As for her diet, she follows the “everything in moderation” regimen and pays attention to how her body reacts to what she puts into it.
Then there’s the physical component. “Anybody moving in any direction is a body moving in the right direction,” believes Devers. “I’m not training for the Olympics. It’s not like I’m going to get out there and run every day but I can. I mentor and coach some young athletes. I’m still at 54, going over hurdles, and I’ll do the long jump with them. I want to play in the sand. I’m able to do the things that I want to do. I feel young. I may walk or walk/jog; I ride my bike; I skate; I dance with my kids; I lift light weights .”
After a determined effort not to pressure two teenage daughters into any athletic pursuits, her older daughter Karsen, 16, has started sprinting.

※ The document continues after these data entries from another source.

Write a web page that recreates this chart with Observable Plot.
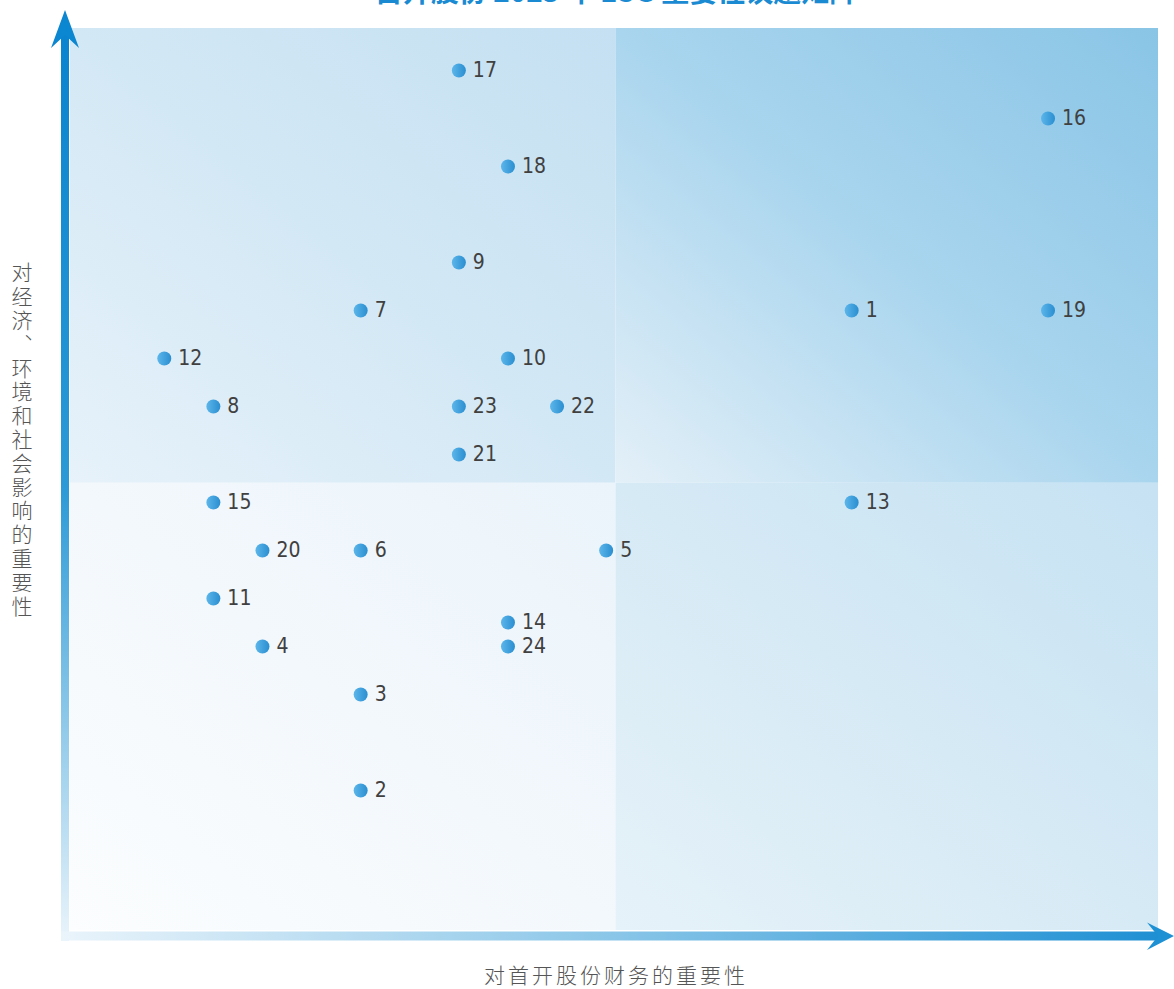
<!DOCTYPE html>
<html><head><meta charset="utf-8">
<script src="https://cdn.jsdelivr.net/npm/d3@7"></script>
<script src="https://cdn.jsdelivr.net/npm/@observablehq/plot@0.6"></script>
<style>
html,body{margin:0;padding:0;background:#fff;overflow:hidden}
#wrap{position:relative;width:1174px;height:989px}
#title{position:absolute;left:0;width:1232px;top:-24px;text-align:center;font:bold 28px/28px "Noto Sans CJK SC","Noto Sans",sans-serif;color:#1a8bd2;white-space:nowrap}
#ylab{position:absolute;left:11px;top:262px;writing-mode:vertical-rl;text-orientation:upright;font:300 21px/22px "Noto Sans CJK SC",sans-serif;letter-spacing:2.8px;color:#555}
#xlab{position:absolute;left:0;width:1232px;top:963px;text-align:center;font:300 21px/22px "Noto Sans CJK SC",sans-serif;letter-spacing:3px;color:#555;white-space:nowrap}
</style></head>
<body><div id="wrap"></div>
<script>
const titleText = "首开股份 2023 年 ESG 重要性议题矩阵";
const xLabel = "对首开股份财务的重要性";
const yLabel = "对经济、环境和社会影响的重要性";

const topicIds        = [1, 2, 3, 4, 5, 6, 7, 8, 9, 10, 11, 12, 13, 14, 15, 16, 17, 18, 19, 20, 21, 22, 23, 24];
const financialImp    = [16, 6, 6, 4, 11, 6, 6, 3, 8, 9, 3, 2, 16, 9, 3, 20, 8, 9, 20, 4, 8, 10, 8, 9];
const impactImp       = [13, 3, 5, 6, 8, 8, 13, 11, 14, 12, 7, 12, 9, 6.5, 9, 17, 18, 16, 13, 8, 10, 11, 11, 6];

const xDomain = [0.09, 22.25];
const yDomain = [0.083, 18.875];
const xSplit = 11.2;
const ySplit = 9.4;

const points = topicIds.map((id, i) => ({id, x: financialImp[i], y: impactImp[i]}));
const quadrants = [
  {q: "tl", x1: xDomain[0], x2: xSplit, y1: ySplit, y2: yDomain[1]},
  {q: "tr", x1: xSplit, x2: xDomain[1], y1: ySplit, y2: yDomain[1]},
  {q: "bl", x1: xDomain[0], x2: xSplit, y1: yDomain[0], y2: ySplit},
  {q: "br", x1: xSplit, x2: xDomain[1], y1: yDomain[0], y2: ySplit}
];

const gradients = [
  {id: "g-tl", x1: 0, y1: 1, x2: 1, y2: 0, stops: [[0, "#e7f2fa"], [0.5, "#d3e8f5"], [1, "#c4e0f2"]]},
  {id: "g-tr", x1: 0, y1: 1, x2: 1, y2: 0, stops: [[0, "#e4f0f8"], [0.5, "#a9d5ee"], [1, "#8ac5e6"]]},
  {id: "g-bl", x1: 0, y1: 1, x2: 1, y2: 0, stops: [[0, "#fbfdfe"], [0.5, "#f3f8fc"], [1, "#ebf4fb"]]},
  {id: "g-br", x1: 0, y1: 1, x2: 1, y2: 0, stops: [[0, "#e6f2f9"], [0.5, "#d6eaf5"], [1, "#c6e2f3"]]},
  {id: "g-dot", x1: 0, y1: 0, x2: 1, y2: 0, stops: [[0, "#5cb6ea"], [1, "#2a8ed0"]]},
  {id: "g-vax", x1: 0, y1: 0, x2: 0, y2: 1, stops: [[0, "#0a84cf"], [0.5, "#2b9ad6"], [1, "#eaf4fb"]]},
  {id: "g-hax", x1: 0, y1: 0, x2: 1, y2: 0, stops: [[0, "#eaf4fb"], [0.5, "#8ac6e8"], [1, "#1e8fd3"]]}
];

function defsMark() {
  const g = d3.create("svg:g");
  const defs = g.append("defs");
  for (const gr of gradients) {
    const lg = defs.append("linearGradient").attr("id", gr.id)
      .attr("x1", gr.x1).attr("y1", gr.y1).attr("x2", gr.x2).attr("y2", gr.y2);
    for (const [o, c] of gr.stops) lg.append("stop").attr("offset", o).attr("stop-color", c);
  }
  return g.node();
}

function axesMark(index, scales, values, dim) {
  const X = scales.x, Y = scales.y;
  const left = X(xDomain[0]), right = X(xDomain[1]);
  const top = Y(yDomain[1]), bottom = Y(yDomain[0]);
  const g = d3.create("svg:g");
  const vx = left - 5;
  const hy = bottom + 6;
  g.append("rect").attr("x", vx - 4).attr("y", top + 6).attr("width", 8).attr("height", hy + 5 - (top + 6)).attr("fill", "url(#g-vax)");
  g.append("rect").attr("x", vx - 4).attr("y", hy - 4.5).attr("width", right + 3 - (vx - 4)).attr("height", 9).attr("fill", "url(#g-hax)");
  const tipY = top - 18;
  g.append("path").attr("d", `M${vx},${tipY}L${vx + 14},${tipY + 38}L${vx},${tipY + 25}L${vx - 14},${tipY + 38}Z`).attr("fill", "#0b86d0");
  const tipX = dim.width;
  g.append("path").attr("d", `M${tipX},${hy}L${tipX - 27},${hy - 13.5}L${tipX - 16},${hy}L${tipX - 27},${hy + 14}Z`).attr("fill", "#1e90d4");
  return g.node();
}

const plot = Plot.plot({
  width: 1174,
  height: 989,
  marginLeft: 70,
  marginRight: 16,
  marginTop: 28,
  marginBottom: 59,
  x: {domain: xDomain, axis: null},
  y: {domain: yDomain, axis: null},
  style: {overflow: "visible", background: "transparent"},
  marks: [
    defsMark,
    ...quadrants.map(qd => Plot.rect([qd], {x1: "x1", x2: "x2", y1: "y1", y2: "y2", fill: `url(#g-${qd.q})`})),
    axesMark,
    Plot.dot(points, {x: "x", y: "y", r: 7, fill: "url(#g-dot)"}),
    Plot.text(points, {
      x: "x", y: "y", text: d => String(d.id), dx: 14, textAnchor: "start",
      fontSize: 21, fill: "#404040",
      fontFamily: "'Liberation Sans Narrow','DejaVu Sans Condensed',sans-serif"
    })
  ]
});

const wrap = document.getElementById("wrap");
wrap.appendChild(plot);
const t = document.createElement("div"); t.id = "title"; t.textContent = titleText; wrap.appendChild(t);
const yl = document.createElement("div"); yl.id = "ylab"; yl.textContent = yLabel; wrap.appendChild(yl);
const xl = document.createElement("div"); xl.id = "xlab"; xl.textContent = xLabel; wrap.appendChild(xl);
</script>
</body></html>
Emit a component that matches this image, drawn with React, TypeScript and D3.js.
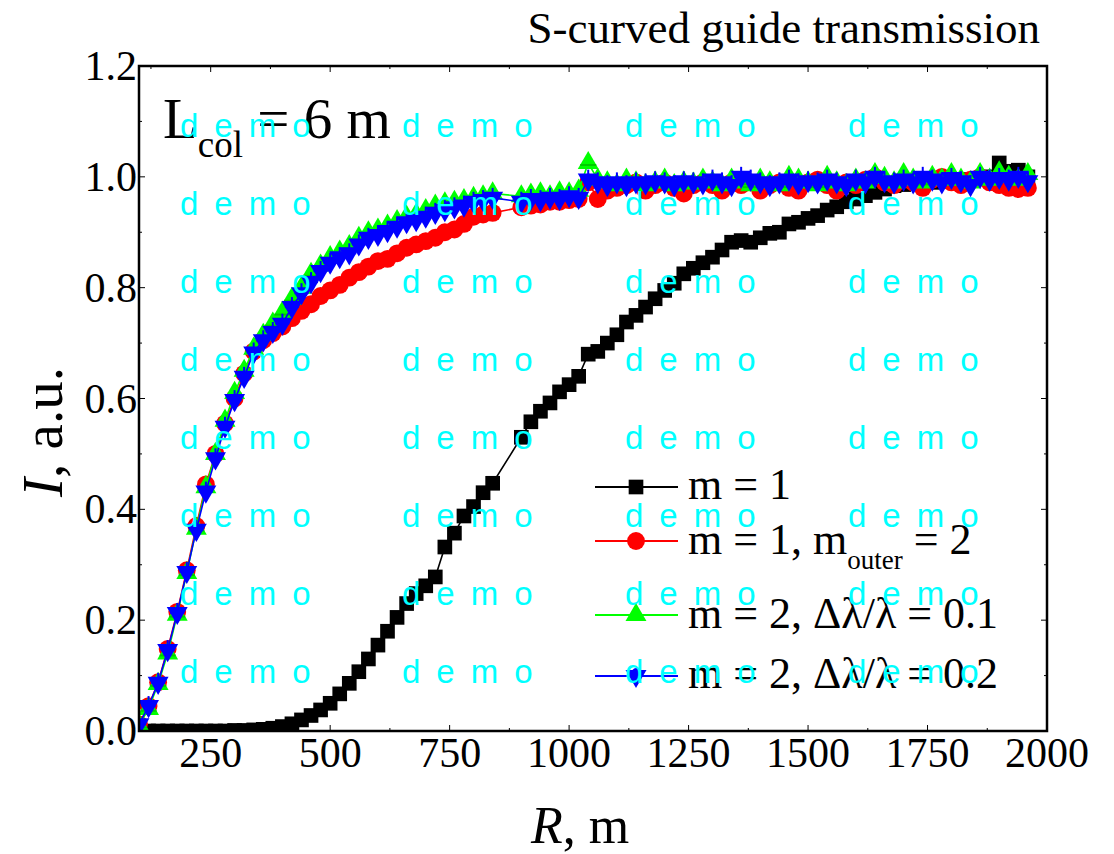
import React from 'react';
import * as d3 from 'd3';

// bend radius R, m (two simulation runs, 860-880 not computed)
const radius = [
  100, 120, 140, 160, 180, 200, 220, 240, 260, 280,
  300, 320, 340, 360, 380, 400, 420, 440, 460, 480,
  500, 520, 540, 560, 580, 600, 620, 640, 660, 680,
  700, 720, 740, 760, 780, 800, 820, 840,
  900, 920, 940, 960, 980,
  1000, 1020, 1040, 1060, 1080, 1100, 1120, 1140, 1160, 1180,
  1200, 1220, 1240, 1260, 1280, 1300, 1320, 1340, 1360, 1380,
  1400, 1420, 1440, 1460, 1480, 1500, 1520, 1540, 1560, 1580,
  1600, 1620, 1640, 1660, 1680, 1700, 1720, 1740, 1760, 1780,
  1800, 1820, 1840, 1860, 1880, 1900, 1920, 1940, 1960,
];

const m1 = [
  0, 0, 0, 0, 0, 0, 0, 0, 0, 0,
  0.001, 0.001, 0.002, 0.003, 0.005, 0.008, 0.013, 0.02, 0.028, 0.038,
  0.05, 0.067, 0.086, 0.107, 0.13, 0.155, 0.18, 0.205, 0.23, 0.248,
  0.262, 0.278, 0.332, 0.357, 0.388, 0.405, 0.43, 0.447,
  0.53, 0.558, 0.577, 0.592, 0.612,
  0.625, 0.64, 0.68, 0.685, 0.7, 0.715, 0.738, 0.75, 0.765, 0.78,
  0.795, 0.808, 0.825, 0.835, 0.845, 0.855, 0.868, 0.882, 0.885, 0.882,
  0.89, 0.898, 0.9, 0.915, 0.918, 0.925, 0.93, 0.94, 0.946, 0.955,
  0.96, 0.966, 0.972, 0.978, 0.984, 0.986, 0.988, 0.99, 0.99, 0.992,
  0.992, 0.993, 0.995, 0.997, 1.0, 1.025, 1.01, 1.012, 1.0,
];

const m1Outer2 = [
  0.012, 0.045, 0.088, 0.148, 0.215, 0.29, 0.37, 0.445, 0.5, 0.555,
  0.6, 0.645, 0.685, 0.705, 0.718, 0.73, 0.745, 0.758, 0.77, 0.785,
  0.795, 0.805, 0.818, 0.828, 0.838, 0.848, 0.852, 0.862, 0.872, 0.878,
  0.884, 0.89, 0.9, 0.905, 0.915, 0.928, 0.932, 0.935,
  0.945, 0.948, 0.95, 0.955, 0.955,
  0.958, 0.96, 0.99, 0.96, 0.975, 0.98, 0.985, 0.99, 0.975, 0.985,
  0.99, 0.98, 0.97, 0.985, 0.99, 0.985, 0.975, 0.99, 0.985, 0.99,
  0.975, 0.985, 0.99, 0.98, 0.975, 0.99, 0.995, 0.985, 0.975, 0.99,
  0.985, 0.995, 1.0, 0.99, 0.985, 0.995, 0.99, 0.98, 0.995, 1.0,
  0.99, 0.985, 0.995, 1.0, 0.99, 0.985, 0.98, 0.978, 0.98,
];

const m2Res01 = [
  0.01, 0.04, 0.085, 0.14, 0.21, 0.285, 0.365, 0.44, 0.5, 0.56,
  0.61, 0.65, 0.69, 0.715, 0.735, 0.755, 0.78, 0.8, 0.825, 0.84,
  0.855, 0.865, 0.875, 0.89, 0.9, 0.905, 0.912, 0.92, 0.928, 0.932,
  0.94, 0.948, 0.952, 0.955, 0.958, 0.962, 0.965, 0.97,
  0.965, 0.968, 0.97, 0.965, 0.972,
  0.97, 0.975, 1.025, 0.995, 0.99, 0.985, 0.995, 0.99, 0.985, 0.99,
  0.995, 0.985, 0.99, 0.988, 0.995, 0.99, 0.985, 0.995, 0.99, 0.985,
  0.995, 0.99, 0.985, 1.0, 0.995, 0.99, 0.985, 1.0, 0.99, 0.985,
  0.995, 0.99, 1.005, 0.998, 0.99, 1.005, 0.995, 0.99, 1.0, 0.995,
  1.005, 0.995, 0.99, 1.005, 0.995, 1.008, 1.0, 0.995, 1.005,
];

const m2Res02 = [
  0.012, 0.045, 0.087, 0.146, 0.213, 0.287, 0.363, 0.432, 0.492, 0.549,
  0.597, 0.639, 0.683, 0.705, 0.72, 0.735, 0.765, 0.79, 0.81, 0.83,
  0.845, 0.855, 0.862, 0.878, 0.89, 0.895, 0.902, 0.91, 0.918, 0.922,
  0.928, 0.935, 0.94, 0.945, 0.948, 0.955, 0.958, 0.962,
  0.955, 0.96, 0.958, 0.962, 0.96,
  0.965, 0.962, 0.995, 0.99, 0.985, 0.99, 0.985, 0.99, 0.988, 0.992,
  0.99, 0.985, 0.992, 0.99, 0.988, 0.995, 0.99, 0.985, 1.0, 0.995,
  0.99, 0.985, 0.99, 0.995, 0.988, 0.992, 0.99, 0.995, 0.99, 0.985,
  0.995, 0.99, 1.0, 0.992, 0.99, 0.995, 0.99, 1.0, 0.995, 0.99,
  0.998, 0.992, 0.985, 1.0, 0.995, 0.998, 0.995, 1.0, 0.992,
];

const xTicks = [250, 500, 750, 1000, 1250, 1500, 1750, 2000];
const xMinor = [125, 375, 625, 875, 1125, 1375, 1625, 1875];
const yTicks = [0, 0.2, 0.4, 0.6, 0.8, 1.0, 1.2];
const yMinor = [0.1, 0.3, 0.5, 0.7, 0.9, 1.1];

const serif = '"Liberation Serif", "Times New Roman", serif';
const L = 139, R = 1047, T = 66, B = 731;

const wmRows = [137, 215, 293, 371, 449, 527, 605, 683];
const wmCols = [180, 402, 625, 848];

export default function App() {
  const x = d3.scaleLinear().domain([100, 2000]).range([L, R]);
  const y = d3.scaleLinear().domain([0, 1.2]).range([B, T]);

  const line = d3
    .line<number>()
    .x((_, i) => x(radius[i]))
    .y((d) => y(d));

  const series = [
    { key: 'm1', values: m1, color: '#000000', path: d3.symbol(d3.symbolSquare, 215)()!, rot: 0 },
    { key: 'm1o', values: m1Outer2, color: '#ff0000', path: d3.symbol(d3.symbolCircle, 250)()!, rot: 0 },
    { key: 'm2a', values: m2Res01, color: '#00ff00', path: d3.symbol(d3.symbolTriangle, 190)()!, rot: 0 },
    { key: 'm2b', values: m2Res02, color: '#0000ff', path: d3.symbol(d3.symbolTriangle, 190)()!, rot: 180 },
  ];

  const legendY = [487, 541, 615, 676];
  const legendBase = [499, 554, 628, 688];
  const lx0 = 595, lx1 = 678, lmx = 636, ltx = 688;

  return (
    <svg width={1114} height={854} style={{ position: 'absolute', left: 0, top: 0, background: '#fff' }}>
      <defs>
        <clipPath id="plot">
          <rect x={L} y={T} width={R - L} height={B - T} />
        </clipPath>
      </defs>
      <rect x={0} y={0} width={1114} height={854} fill="#fff" />

      <g clipPath="url(#plot)">
        {series.map((s) => (
          <g key={s.key}>
            <path d={line(s.values)!} fill="none" stroke={s.color} strokeWidth={1.6} />
            {s.values.map((v, i) => (
              <path
                key={i}
                d={s.path}
                fill={s.color}
                transform={`translate(${x(radius[i])},${y(v)}) rotate(${s.rot})`}
              />
            ))}
            {s.key === 'm2a' &&
              s.values.map((v, i) => (
                <line key={'g' + i} x1={x(radius[i]) - 8} x2={x(radius[i]) + 8} y1={y(v) + 2} y2={y(v) + 2} stroke="#00cc00" strokeWidth={2} />
              ))}
            {s.key === 'm2b' &&
              s.values.map((v, i) => (
                <g key={'b' + i} stroke="#0000ff" strokeWidth={2}>
                  <line x1={x(radius[i])} x2={x(radius[i])} y1={y(v) - 10} y2={y(v) + 10} />
                  <line x1={x(radius[i]) - 7} x2={x(radius[i]) + 7} y1={y(v)} y2={y(v)} />
                </g>
              ))}
          </g>
        ))}
      </g>

      {/* frame and ticks */}
      <rect x={L} y={T} width={R - L} height={B - T} fill="none" stroke="#000" strokeWidth={2.5} />
      <g stroke="#000" strokeWidth={1}>
        {xTicks.map((t) => (
          <g key={'xt' + t}>
            <line x1={x(t)} x2={x(t)} y1={B} y2={B - 6} />
            <line x1={x(t)} x2={x(t)} y1={T} y2={T + 6} />
          </g>
        ))}
        {xMinor.map((t) => (
          <g key={'xm' + t}>
            <line x1={x(t)} x2={x(t)} y1={B} y2={B - 3} />
            <line x1={x(t)} x2={x(t)} y1={T} y2={T + 3} />
          </g>
        ))}
        {yTicks.map((t) => (
          <g key={'yt' + t}>
            <line x1={L} x2={L + 6} y1={y(t)} y2={y(t)} />
            <line x1={R} x2={R - 6} y1={y(t)} y2={y(t)} />
          </g>
        ))}
        {yMinor.map((t) => (
          <g key={'ym' + t}>
            <line x1={L} x2={L + 3} y1={y(t)} y2={y(t)} />
            <line x1={R} x2={R - 3} y1={y(t)} y2={y(t)} />
          </g>
        ))}
      </g>

      <g fontFamily={serif} fontSize={42} fill="#000">
        {xTicks.map((t) => (
          <text key={'xl' + t} x={x(t)} y={767} textAnchor="middle">
            {t}
          </text>
        ))}
        {yTicks.map((t) => (
          <text key={'yl' + t} x={137} y={y(t) + 14} textAnchor="end">
            {t.toFixed(1)}
          </text>
        ))}
      </g>

      <text x={580} y={843} textAnchor="middle" fontFamily={serif} fontSize={52}>
        <tspan fontStyle="italic">R</tspan>, m
      </text>
      <text transform="translate(62,432) rotate(-90)" textAnchor="middle" fontFamily={serif} fontSize={57}>
        <tspan fontStyle="italic">I</tspan>, a.u.
      </text>
      <text x={1040} y={43} textAnchor="end" fontFamily={serif} fontSize={45}>
        S-curved guide transmission
      </text>
      <text x={163} y={138} fontFamily={serif} fontSize={57}>
        L<tspan dy={19} fontSize={37}>col</tspan>
        <tspan dy={-19}> = 6 m</tspan>
      </text>

      {/* legend */}
      <g fontFamily={serif} fontSize={44}>
        {series.map((s, i) => (
          <g key={'lg' + s.key}>
            <line x1={lx0} x2={lx1} y1={legendY[i]} y2={legendY[i]} stroke={s.color} strokeWidth={2} />
            <path d={s.path} fill={s.color} transform={`translate(${lmx},${legendY[i]}) rotate(${s.rot})`} />
            {s.key === 'm2b' && <ellipse cx={lmx} cy={legendY[i] - 1} rx={5} ry={7} fill="#0000ff" />}
          </g>
        ))}
        <text x={ltx} y={legendBase[0]}>m = 1</text>
        <text x={ltx} y={legendBase[1]}>
          m = 1, m<tspan dy={15} fontSize={27}>outer</tspan>
          <tspan dy={-15}> = 2</tspan>
        </text>
        <text x={ltx} y={legendBase[2]}>m = 2, Δλ/λ = 0.1</text>
        <text x={ltx} y={legendBase[3]}>m = 2, Δλ/λ = 0.2</text>
      </g>

      {/* watermark */}
      <g fontFamily='"Liberation Sans", Arial, sans-serif' fontSize={33} fill="#00ffff" letterSpacing={16}>
        {wmRows.map((ry) =>
          wmCols.map((cx) => (
            <text key={ry + '-' + cx} x={cx} y={ry}>
              demo
            </text>
          ))
        )}
      </g>
    </svg>
  );
}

“When Karsen started ninth grade, she came home and said ‘Sign this paper. I’m going to play football.’ I’m like, ‘Girl, go sit down.’ She ends up playing flag football and she loves it, so then they found out she was fast. This was a child who only cared about her grades but now she goes from student to student athlete: she plays flag football, lacrosse and track. This girl went from nothing to 100. It’s awesome. I didn’t start ’til I was 15. Carson started when she was 14. I started as a distance runner, but I graduated down to sprints; she started sprinting, and she says she wants to learn how to hurdle and how to jump. We’ll see what she does. It looks like she’s got some feet. To be honest, she’s got more talent than I had.”
Younger daughter Legacy, 13, has declared she’s not starting sports until high school. That’s ok with mom.
It can still be a difficult road for female athletes. The same week the Olympics began the Norwegian women’s beach handball team was fined for refusing to play in bikini bottoms during a game in the sport’s Euro 2021 tournament.
While Devers appreciates the “rules” here she worries about the mental health component of these actions. “Think about what that means,” says Devers about the players who say they feel ‘embarrassed’ wearing the skimpy outfits, with some women actually coming out and saying it’s even stopped them from trying out for the team.
“If you don’t feel comfortable in what you have on or in your skin that can affect you on the mental health side. In order to be complete: it’s mind, body and soul. You can have all the physical talent in the world, but mentally if you’re not there it’s going to take away from you. You’ve got to be in that head space to accomplish the things you want to accomplish.”
For Devers this is her new ambition: To make sure she, her family and as many people as she can achieve their best self. “My goal this year was to make a difference, to help everybody achieve their goals,” says Devers determinedly. And when she writes it down, however lofty, she knows it’s doable.